▶ [Job] Your job is to return the lines between the line holding "Recreate this image" and the line holding "from bokeh.resources import INLINE", inclusive, exactly and with no pictures.

▶ [Data to use]
****************************************
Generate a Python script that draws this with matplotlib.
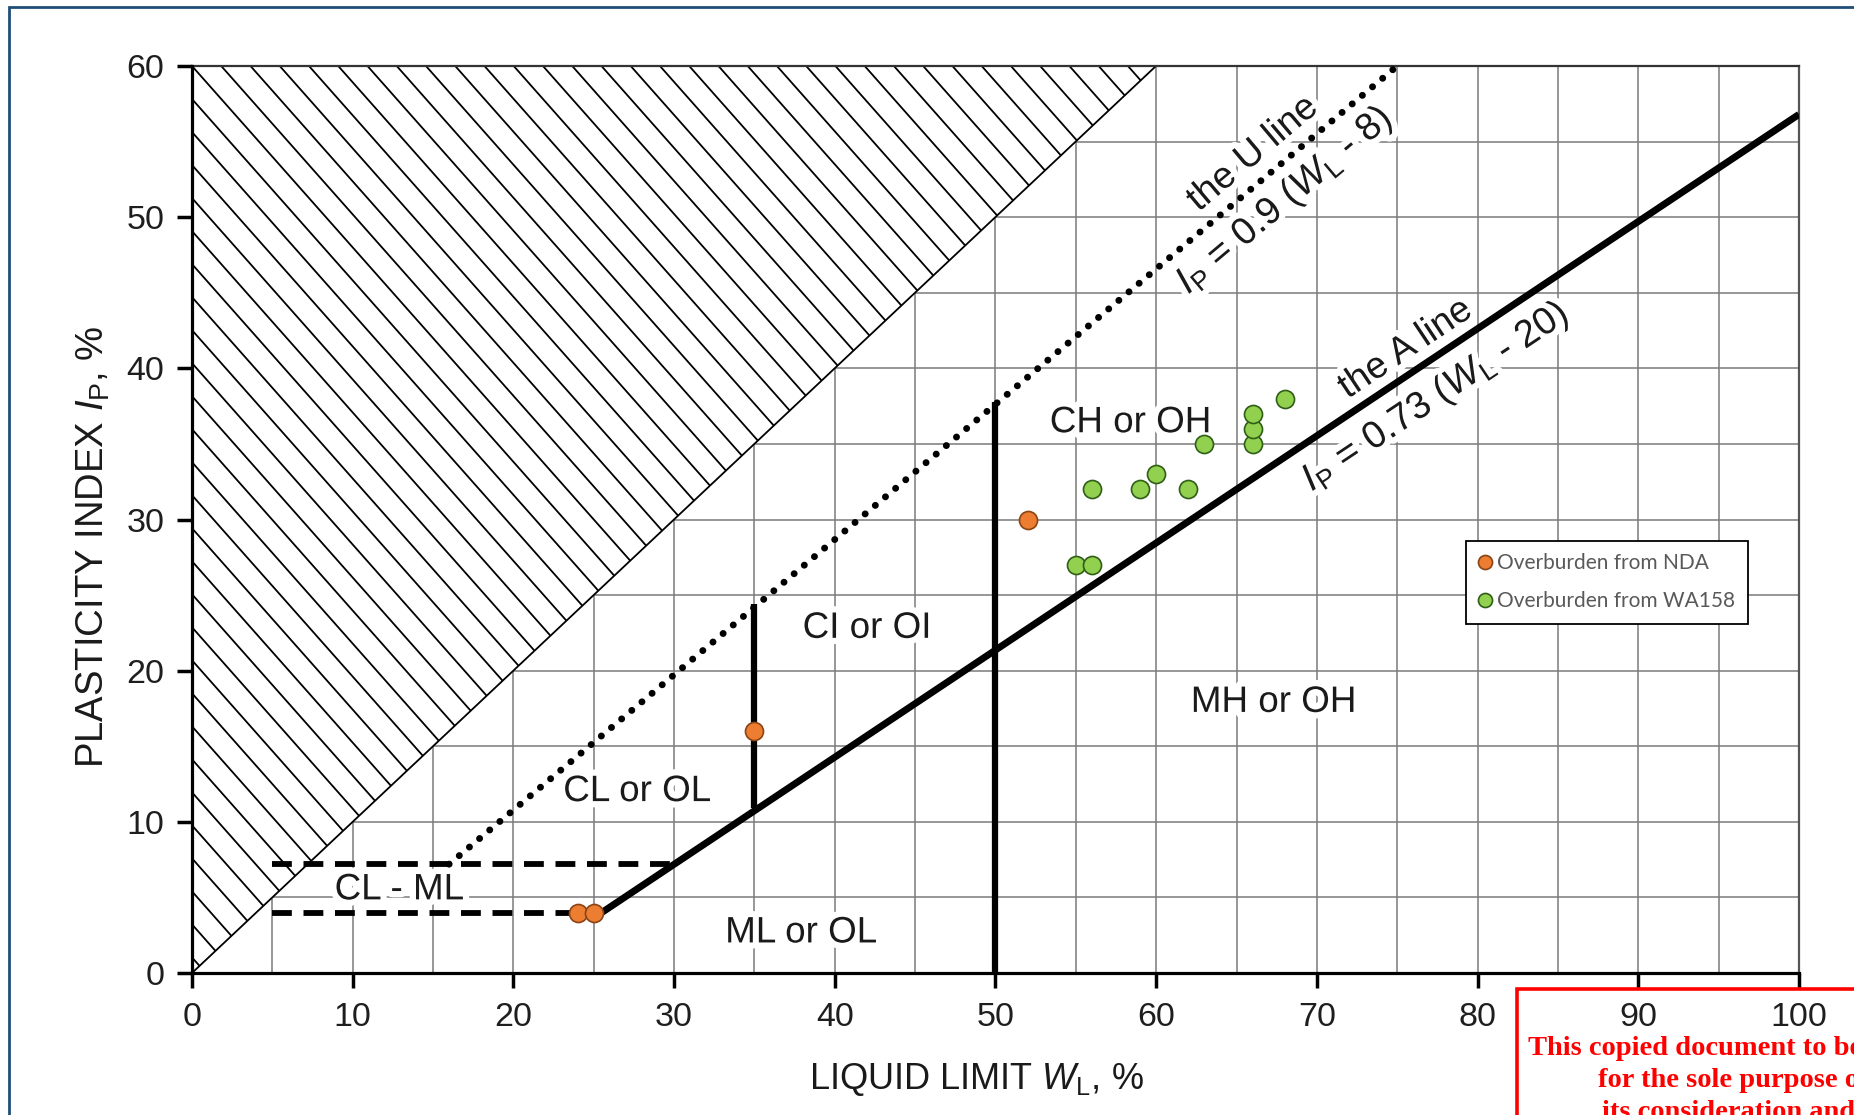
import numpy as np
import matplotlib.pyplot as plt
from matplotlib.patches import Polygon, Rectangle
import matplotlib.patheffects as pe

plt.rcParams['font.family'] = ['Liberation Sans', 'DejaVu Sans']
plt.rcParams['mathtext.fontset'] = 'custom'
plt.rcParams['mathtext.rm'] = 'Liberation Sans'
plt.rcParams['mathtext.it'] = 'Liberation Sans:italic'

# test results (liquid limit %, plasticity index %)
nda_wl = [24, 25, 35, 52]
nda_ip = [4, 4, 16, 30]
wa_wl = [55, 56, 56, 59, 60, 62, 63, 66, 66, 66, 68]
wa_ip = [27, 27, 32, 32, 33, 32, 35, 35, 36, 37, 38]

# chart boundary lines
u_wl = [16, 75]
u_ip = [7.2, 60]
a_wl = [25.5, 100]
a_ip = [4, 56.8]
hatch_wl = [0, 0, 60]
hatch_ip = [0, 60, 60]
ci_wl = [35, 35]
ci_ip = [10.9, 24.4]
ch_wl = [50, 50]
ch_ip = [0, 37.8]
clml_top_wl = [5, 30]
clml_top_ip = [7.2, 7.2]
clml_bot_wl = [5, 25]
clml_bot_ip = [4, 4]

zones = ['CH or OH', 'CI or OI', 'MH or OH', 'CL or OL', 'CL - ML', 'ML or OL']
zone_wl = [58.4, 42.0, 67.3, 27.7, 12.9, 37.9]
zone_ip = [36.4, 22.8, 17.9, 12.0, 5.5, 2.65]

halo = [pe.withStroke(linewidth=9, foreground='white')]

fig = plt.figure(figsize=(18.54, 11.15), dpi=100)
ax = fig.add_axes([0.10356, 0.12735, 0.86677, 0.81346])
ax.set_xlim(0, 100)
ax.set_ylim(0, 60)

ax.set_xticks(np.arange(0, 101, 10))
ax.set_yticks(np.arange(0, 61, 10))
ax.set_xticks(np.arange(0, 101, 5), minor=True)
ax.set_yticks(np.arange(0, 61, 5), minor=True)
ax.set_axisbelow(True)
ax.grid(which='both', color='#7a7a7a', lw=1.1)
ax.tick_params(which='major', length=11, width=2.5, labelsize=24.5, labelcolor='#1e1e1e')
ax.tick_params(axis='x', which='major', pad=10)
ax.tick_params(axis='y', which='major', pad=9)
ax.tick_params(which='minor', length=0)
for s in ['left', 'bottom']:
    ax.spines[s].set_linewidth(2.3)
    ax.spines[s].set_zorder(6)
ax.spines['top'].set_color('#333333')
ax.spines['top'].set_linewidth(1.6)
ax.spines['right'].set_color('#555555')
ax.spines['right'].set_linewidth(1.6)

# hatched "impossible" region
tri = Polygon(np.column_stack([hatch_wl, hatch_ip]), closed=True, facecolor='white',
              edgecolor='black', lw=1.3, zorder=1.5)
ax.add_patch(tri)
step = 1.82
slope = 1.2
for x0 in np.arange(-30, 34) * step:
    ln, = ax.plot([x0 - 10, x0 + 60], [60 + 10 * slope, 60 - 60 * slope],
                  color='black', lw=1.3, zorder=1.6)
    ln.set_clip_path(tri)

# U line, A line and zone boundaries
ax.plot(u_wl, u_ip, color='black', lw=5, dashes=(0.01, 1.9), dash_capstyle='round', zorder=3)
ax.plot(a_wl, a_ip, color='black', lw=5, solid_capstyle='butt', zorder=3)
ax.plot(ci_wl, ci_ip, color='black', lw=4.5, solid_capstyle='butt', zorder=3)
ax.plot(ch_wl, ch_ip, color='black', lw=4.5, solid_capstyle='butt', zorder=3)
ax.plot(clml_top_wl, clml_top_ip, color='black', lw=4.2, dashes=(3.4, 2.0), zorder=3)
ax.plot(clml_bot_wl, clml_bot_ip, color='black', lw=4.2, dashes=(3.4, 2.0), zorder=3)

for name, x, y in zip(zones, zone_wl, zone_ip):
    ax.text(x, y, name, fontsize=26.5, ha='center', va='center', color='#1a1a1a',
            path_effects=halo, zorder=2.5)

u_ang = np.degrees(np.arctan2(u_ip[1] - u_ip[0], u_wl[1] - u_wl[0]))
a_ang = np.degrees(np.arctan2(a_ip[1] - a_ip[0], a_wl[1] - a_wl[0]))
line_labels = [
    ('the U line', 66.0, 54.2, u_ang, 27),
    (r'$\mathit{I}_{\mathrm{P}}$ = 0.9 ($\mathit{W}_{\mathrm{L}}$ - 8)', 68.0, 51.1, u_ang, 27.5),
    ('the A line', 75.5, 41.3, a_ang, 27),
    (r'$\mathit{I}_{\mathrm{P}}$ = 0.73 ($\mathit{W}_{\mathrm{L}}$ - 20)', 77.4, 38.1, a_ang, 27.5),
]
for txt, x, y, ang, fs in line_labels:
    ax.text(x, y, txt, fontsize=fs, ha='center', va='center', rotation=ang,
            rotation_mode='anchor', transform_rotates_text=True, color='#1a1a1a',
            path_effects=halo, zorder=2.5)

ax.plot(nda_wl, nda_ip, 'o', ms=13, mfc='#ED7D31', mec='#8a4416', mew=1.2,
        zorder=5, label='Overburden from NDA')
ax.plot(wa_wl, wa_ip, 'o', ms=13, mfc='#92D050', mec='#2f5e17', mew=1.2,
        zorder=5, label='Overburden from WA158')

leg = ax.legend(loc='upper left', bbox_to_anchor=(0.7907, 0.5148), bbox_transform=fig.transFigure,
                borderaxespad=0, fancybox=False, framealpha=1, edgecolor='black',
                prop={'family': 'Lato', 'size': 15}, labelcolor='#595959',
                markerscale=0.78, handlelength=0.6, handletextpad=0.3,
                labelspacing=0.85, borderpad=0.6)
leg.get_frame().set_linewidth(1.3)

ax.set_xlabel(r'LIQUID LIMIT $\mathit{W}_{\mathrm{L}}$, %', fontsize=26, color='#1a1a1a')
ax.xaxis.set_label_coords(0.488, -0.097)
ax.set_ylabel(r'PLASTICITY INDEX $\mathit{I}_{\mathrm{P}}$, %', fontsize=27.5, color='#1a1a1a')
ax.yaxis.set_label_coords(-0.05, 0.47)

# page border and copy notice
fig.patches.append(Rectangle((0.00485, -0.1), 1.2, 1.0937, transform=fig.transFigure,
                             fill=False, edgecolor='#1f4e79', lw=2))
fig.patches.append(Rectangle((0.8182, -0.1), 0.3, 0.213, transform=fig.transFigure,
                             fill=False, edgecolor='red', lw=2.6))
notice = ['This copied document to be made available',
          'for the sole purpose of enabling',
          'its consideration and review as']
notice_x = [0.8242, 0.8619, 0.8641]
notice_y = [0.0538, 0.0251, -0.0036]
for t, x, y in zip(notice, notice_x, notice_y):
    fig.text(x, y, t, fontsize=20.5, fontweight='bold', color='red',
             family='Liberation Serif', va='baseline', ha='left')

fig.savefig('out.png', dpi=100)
****************************************
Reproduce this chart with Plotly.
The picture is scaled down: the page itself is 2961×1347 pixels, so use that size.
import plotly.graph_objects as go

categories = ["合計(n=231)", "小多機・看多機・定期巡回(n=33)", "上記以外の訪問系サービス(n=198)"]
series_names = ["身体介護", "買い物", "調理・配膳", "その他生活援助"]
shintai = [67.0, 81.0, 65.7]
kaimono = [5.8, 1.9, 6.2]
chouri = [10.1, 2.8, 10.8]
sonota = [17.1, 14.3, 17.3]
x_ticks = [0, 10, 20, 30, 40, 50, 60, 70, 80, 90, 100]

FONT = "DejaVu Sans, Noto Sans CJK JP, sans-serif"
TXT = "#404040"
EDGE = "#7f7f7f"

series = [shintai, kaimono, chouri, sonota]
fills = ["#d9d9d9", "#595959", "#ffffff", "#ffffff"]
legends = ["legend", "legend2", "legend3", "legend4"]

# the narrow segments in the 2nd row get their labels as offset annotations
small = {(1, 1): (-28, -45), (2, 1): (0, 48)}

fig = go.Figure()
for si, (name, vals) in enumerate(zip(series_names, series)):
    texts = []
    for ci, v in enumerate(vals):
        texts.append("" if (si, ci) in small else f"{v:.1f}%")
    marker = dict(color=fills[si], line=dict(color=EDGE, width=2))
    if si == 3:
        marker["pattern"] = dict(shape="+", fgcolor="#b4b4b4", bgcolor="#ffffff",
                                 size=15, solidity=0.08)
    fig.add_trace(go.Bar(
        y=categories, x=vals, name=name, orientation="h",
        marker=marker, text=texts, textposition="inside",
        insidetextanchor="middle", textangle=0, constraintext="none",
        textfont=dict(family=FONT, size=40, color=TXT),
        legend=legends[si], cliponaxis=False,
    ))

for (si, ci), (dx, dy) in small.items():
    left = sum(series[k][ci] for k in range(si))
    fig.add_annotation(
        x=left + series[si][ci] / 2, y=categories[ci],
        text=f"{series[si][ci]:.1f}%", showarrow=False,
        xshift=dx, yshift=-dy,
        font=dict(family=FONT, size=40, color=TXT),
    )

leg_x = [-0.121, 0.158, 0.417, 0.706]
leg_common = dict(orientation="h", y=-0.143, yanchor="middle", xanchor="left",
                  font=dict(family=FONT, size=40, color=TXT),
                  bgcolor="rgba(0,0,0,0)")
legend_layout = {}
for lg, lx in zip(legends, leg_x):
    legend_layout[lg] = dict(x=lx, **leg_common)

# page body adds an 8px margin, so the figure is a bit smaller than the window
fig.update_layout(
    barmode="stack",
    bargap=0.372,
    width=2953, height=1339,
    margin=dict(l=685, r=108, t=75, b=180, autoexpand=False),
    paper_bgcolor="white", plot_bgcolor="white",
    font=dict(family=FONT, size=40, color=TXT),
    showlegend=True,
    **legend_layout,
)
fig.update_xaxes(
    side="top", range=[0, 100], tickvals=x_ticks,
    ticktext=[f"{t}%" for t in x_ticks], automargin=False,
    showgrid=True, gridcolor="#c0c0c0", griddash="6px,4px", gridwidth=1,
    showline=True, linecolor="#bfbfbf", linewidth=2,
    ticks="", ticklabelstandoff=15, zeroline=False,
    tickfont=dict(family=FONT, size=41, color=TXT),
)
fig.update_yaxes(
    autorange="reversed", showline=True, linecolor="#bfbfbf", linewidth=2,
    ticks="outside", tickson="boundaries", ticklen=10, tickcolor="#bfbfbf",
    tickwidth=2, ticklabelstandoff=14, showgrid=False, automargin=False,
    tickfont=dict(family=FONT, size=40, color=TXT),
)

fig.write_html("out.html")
****************************************
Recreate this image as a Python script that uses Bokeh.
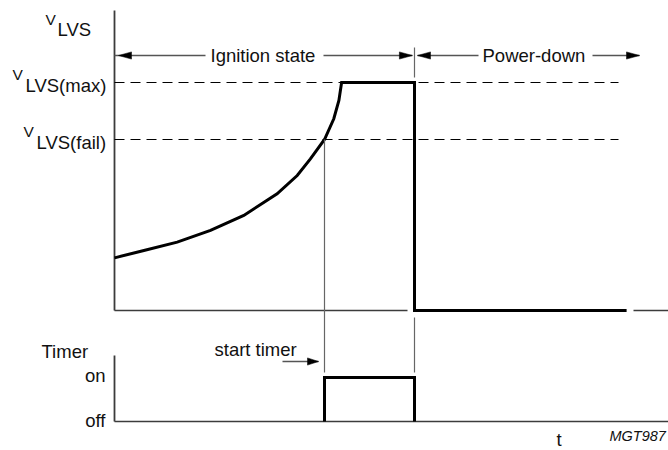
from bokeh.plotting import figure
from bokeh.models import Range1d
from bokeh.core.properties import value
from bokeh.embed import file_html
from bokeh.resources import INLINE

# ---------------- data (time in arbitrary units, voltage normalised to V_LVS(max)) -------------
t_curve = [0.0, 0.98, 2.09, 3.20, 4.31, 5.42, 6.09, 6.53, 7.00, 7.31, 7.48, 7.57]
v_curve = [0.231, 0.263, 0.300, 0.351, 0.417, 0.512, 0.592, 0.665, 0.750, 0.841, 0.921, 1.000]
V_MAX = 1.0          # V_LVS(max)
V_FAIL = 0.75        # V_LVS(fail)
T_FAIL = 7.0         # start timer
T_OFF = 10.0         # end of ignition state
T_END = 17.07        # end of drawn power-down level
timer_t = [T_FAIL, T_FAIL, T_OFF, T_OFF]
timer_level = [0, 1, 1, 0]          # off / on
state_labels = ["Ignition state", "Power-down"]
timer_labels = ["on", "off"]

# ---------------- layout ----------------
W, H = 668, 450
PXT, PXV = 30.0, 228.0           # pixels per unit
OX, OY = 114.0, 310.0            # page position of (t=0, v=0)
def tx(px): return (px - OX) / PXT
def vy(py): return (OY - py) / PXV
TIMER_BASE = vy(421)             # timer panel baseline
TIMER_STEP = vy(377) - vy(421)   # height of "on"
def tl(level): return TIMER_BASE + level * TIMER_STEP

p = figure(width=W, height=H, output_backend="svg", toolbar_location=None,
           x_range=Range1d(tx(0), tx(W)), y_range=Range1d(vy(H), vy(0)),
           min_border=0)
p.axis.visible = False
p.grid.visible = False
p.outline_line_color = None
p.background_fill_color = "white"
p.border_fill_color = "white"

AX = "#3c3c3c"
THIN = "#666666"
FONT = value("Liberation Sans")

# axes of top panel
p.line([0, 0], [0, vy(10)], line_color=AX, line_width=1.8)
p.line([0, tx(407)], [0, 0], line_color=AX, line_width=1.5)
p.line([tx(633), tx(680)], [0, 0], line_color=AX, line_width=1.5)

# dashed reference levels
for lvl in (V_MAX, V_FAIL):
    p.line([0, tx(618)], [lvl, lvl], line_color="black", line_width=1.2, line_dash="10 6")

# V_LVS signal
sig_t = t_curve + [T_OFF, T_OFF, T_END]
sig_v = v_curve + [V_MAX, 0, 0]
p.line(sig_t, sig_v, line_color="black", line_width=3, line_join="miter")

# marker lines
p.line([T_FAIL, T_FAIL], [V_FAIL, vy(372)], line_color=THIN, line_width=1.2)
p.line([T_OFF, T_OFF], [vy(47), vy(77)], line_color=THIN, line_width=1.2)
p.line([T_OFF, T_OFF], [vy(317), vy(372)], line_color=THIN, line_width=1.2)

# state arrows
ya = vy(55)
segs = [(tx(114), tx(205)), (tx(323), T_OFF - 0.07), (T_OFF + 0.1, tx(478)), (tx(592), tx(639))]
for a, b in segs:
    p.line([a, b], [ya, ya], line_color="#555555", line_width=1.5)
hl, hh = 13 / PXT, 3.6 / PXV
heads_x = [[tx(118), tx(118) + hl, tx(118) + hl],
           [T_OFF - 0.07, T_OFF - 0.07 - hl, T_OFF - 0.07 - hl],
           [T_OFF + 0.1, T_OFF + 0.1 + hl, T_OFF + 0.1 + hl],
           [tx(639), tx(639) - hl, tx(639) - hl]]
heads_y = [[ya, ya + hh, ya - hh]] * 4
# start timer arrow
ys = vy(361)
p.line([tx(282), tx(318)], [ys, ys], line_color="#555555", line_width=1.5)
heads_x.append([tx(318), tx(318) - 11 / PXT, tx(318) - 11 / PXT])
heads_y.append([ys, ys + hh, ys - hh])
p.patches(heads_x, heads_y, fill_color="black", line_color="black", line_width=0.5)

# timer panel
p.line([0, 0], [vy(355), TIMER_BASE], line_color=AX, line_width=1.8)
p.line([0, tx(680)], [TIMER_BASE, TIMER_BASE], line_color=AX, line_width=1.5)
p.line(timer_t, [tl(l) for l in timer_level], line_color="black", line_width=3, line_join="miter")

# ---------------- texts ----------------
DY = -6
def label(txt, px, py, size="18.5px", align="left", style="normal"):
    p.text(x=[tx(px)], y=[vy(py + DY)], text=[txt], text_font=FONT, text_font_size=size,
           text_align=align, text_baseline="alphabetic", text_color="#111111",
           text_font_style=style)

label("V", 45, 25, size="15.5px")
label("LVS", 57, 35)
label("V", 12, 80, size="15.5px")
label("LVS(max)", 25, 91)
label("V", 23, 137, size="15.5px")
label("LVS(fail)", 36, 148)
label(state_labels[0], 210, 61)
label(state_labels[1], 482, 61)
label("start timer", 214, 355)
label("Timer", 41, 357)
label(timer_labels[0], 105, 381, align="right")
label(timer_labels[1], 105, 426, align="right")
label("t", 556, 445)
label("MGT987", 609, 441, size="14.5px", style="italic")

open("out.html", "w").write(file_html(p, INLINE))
****************************************
▶ [Task result]
Recreate this image as a Python script that uses Bokeh.
from bokeh.plotting import figure
from bokeh.models import Range1d
from bokeh.core.properties import value
from bokeh.embed import file_html
from bokeh.resources import INLINE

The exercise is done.